# EXERCISE TASK:
Copy out each line below that has the word "What" in it.

# EXCERPTED DATA:
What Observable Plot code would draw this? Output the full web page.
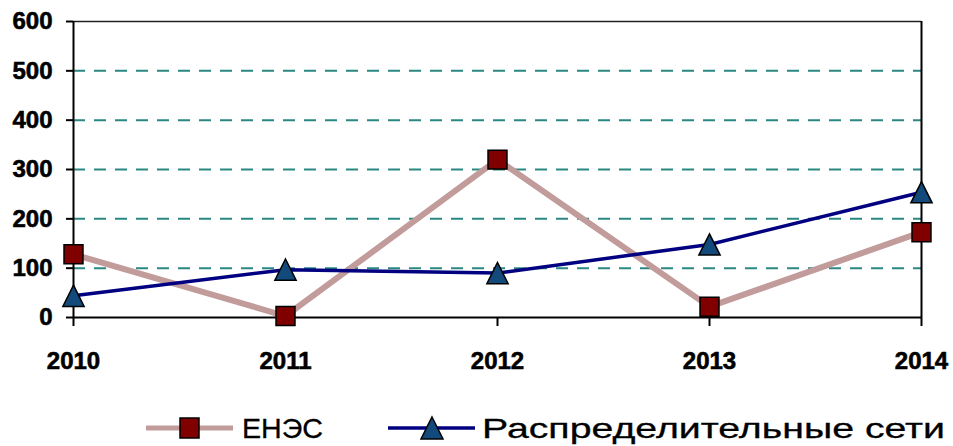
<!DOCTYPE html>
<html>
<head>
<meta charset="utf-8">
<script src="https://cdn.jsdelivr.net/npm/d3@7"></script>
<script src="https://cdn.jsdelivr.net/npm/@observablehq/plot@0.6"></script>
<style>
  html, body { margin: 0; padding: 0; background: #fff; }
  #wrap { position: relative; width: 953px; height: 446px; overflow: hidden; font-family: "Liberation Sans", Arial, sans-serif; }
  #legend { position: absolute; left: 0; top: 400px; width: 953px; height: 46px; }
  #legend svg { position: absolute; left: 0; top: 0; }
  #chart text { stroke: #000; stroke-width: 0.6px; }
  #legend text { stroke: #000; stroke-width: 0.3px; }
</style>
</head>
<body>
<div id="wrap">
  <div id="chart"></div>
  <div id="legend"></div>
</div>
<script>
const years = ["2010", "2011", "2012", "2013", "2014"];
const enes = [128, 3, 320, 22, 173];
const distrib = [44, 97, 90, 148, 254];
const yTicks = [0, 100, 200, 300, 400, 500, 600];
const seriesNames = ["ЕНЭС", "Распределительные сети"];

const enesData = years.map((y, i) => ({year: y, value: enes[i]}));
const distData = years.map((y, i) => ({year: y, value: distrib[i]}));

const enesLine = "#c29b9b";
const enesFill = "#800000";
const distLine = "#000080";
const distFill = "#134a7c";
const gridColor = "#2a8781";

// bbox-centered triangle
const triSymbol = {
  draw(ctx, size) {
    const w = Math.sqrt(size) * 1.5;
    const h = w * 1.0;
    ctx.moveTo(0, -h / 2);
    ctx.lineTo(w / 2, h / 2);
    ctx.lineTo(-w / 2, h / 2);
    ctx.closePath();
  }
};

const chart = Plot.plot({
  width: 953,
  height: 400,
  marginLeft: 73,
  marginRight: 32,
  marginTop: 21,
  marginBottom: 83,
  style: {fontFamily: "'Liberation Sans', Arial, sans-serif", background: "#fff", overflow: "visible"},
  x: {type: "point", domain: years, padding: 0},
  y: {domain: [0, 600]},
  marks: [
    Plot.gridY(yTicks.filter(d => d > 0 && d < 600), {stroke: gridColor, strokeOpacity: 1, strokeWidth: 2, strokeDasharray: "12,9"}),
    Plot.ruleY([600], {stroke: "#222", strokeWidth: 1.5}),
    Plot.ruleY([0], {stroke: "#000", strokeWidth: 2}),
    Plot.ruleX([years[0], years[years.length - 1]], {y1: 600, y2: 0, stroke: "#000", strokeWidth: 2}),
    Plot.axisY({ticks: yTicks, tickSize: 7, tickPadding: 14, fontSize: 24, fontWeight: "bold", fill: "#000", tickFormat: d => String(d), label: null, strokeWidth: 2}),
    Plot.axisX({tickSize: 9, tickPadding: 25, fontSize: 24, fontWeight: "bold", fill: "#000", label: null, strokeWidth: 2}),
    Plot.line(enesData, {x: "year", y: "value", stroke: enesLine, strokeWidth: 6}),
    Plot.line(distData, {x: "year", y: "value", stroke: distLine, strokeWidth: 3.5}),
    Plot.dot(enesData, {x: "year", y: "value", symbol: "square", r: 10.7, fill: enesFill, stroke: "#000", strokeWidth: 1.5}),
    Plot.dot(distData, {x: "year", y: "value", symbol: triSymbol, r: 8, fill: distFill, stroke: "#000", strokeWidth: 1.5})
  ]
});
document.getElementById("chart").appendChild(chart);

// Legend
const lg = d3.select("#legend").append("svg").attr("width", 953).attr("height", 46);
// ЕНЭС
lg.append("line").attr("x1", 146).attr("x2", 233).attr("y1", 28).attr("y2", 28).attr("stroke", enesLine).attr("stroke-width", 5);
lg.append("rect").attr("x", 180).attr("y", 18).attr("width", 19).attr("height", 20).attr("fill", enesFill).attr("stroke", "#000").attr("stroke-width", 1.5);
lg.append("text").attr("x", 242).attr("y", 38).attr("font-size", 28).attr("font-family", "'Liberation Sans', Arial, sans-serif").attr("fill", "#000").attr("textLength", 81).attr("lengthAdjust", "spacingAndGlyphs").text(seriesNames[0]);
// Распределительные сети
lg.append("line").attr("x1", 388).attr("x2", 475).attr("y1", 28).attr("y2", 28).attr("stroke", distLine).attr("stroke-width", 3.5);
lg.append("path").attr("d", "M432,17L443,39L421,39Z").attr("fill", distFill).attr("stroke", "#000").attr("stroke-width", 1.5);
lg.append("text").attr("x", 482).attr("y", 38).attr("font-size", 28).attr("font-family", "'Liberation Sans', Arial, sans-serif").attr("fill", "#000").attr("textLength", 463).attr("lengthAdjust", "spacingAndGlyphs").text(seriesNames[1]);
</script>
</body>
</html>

* * *

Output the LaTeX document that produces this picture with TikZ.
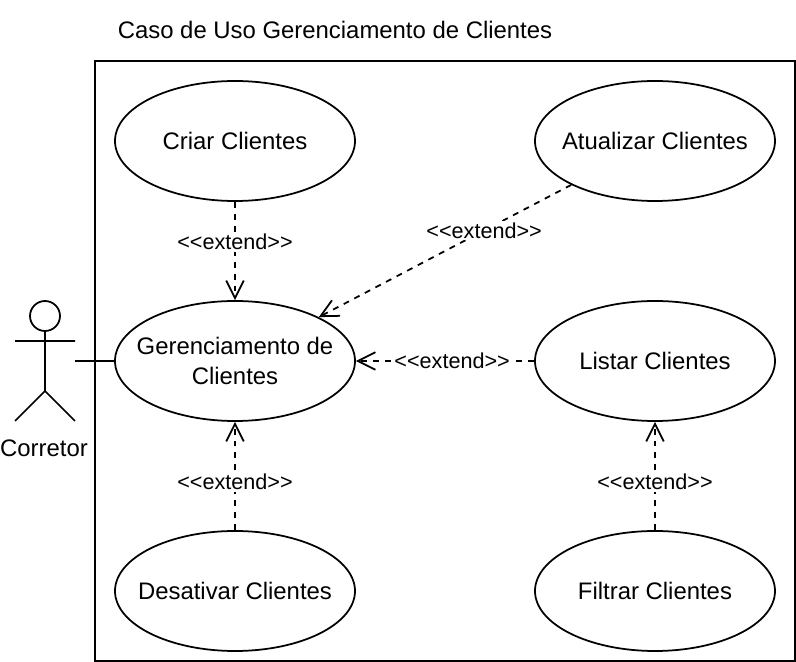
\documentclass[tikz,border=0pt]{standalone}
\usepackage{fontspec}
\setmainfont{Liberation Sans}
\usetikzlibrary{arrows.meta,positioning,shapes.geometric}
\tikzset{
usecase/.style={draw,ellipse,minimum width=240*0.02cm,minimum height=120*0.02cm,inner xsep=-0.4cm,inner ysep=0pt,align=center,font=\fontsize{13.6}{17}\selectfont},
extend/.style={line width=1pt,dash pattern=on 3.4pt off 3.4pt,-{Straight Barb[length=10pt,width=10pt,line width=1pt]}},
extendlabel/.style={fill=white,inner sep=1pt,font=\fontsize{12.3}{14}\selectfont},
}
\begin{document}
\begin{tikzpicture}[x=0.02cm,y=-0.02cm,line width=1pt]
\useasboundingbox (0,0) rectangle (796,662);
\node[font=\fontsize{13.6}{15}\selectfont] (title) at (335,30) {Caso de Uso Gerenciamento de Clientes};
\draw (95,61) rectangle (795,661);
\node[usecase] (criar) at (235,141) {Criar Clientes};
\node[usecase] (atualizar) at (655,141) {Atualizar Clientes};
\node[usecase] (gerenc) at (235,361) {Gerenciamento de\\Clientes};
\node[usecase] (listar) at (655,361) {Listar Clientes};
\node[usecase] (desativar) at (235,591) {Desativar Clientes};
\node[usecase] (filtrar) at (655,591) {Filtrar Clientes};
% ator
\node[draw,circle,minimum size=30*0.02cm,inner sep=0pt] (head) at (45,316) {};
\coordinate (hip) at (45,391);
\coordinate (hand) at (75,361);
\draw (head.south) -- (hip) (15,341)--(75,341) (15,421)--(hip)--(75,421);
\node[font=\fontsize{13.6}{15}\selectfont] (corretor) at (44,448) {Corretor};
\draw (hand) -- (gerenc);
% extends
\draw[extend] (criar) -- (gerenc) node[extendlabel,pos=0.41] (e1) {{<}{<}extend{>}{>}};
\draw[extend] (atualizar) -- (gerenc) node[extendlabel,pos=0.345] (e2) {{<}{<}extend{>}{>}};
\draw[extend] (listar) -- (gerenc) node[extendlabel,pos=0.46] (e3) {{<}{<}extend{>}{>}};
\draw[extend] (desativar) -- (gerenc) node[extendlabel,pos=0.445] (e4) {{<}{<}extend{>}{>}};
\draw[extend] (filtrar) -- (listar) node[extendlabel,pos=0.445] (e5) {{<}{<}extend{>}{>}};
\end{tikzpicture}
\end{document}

* * *

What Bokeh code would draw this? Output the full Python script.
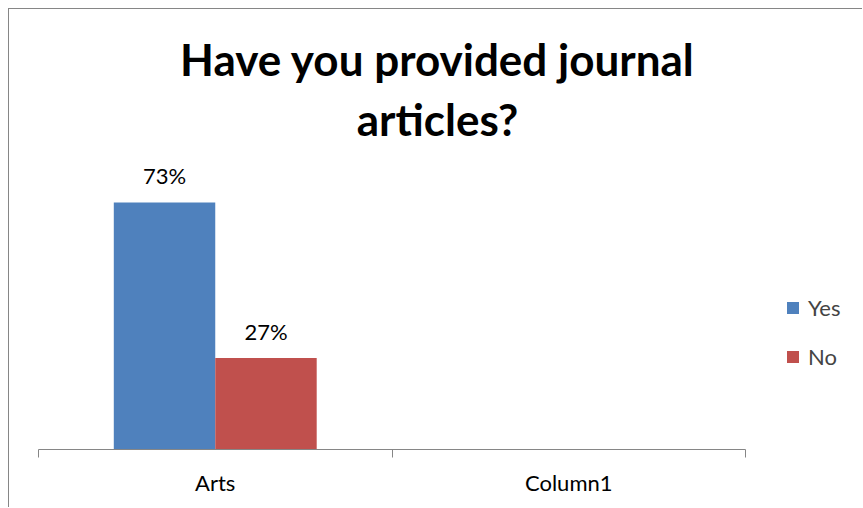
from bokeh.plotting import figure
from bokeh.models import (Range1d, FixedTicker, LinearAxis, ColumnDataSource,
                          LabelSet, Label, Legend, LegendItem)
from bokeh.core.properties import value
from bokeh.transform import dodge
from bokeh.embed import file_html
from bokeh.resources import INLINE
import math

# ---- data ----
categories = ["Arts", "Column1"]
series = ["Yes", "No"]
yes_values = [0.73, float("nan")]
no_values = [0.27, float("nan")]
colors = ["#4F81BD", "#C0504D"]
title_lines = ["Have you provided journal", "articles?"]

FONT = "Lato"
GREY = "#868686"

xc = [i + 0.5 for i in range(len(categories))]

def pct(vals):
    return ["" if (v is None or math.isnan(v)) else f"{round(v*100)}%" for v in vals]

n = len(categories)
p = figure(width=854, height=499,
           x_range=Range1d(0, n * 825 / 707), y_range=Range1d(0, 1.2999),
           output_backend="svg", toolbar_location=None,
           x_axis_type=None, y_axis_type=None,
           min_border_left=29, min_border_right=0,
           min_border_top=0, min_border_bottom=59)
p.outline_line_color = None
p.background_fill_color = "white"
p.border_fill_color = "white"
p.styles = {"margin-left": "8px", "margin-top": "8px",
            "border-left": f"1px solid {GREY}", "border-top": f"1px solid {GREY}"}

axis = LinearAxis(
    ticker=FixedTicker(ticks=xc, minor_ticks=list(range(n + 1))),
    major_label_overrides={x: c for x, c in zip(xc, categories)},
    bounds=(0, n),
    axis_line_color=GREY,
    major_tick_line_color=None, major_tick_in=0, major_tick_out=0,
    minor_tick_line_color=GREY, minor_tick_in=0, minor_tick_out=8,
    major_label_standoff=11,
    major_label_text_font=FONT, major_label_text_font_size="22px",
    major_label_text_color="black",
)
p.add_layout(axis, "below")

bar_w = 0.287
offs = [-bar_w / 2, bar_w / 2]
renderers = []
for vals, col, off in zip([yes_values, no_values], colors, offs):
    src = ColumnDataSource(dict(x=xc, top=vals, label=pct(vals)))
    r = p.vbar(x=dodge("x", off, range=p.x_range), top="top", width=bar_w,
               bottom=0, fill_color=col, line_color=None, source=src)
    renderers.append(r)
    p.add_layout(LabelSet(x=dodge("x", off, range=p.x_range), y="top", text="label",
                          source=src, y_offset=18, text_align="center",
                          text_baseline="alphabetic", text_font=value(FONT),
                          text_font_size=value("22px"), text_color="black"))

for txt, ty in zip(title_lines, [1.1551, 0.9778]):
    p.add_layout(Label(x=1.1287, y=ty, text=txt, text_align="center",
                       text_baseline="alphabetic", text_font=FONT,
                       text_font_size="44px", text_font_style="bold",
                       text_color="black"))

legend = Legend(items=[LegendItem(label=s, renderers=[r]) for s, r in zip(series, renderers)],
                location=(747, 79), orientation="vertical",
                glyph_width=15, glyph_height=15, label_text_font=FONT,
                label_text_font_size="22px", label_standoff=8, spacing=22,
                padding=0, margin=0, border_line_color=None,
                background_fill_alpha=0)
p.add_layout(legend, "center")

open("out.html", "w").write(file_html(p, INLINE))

# ANSWER FOR THIS EXERCISE:
What Observable Plot code would draw this? Output the full web page.
What Bokeh code would draw this? Output the full Python script.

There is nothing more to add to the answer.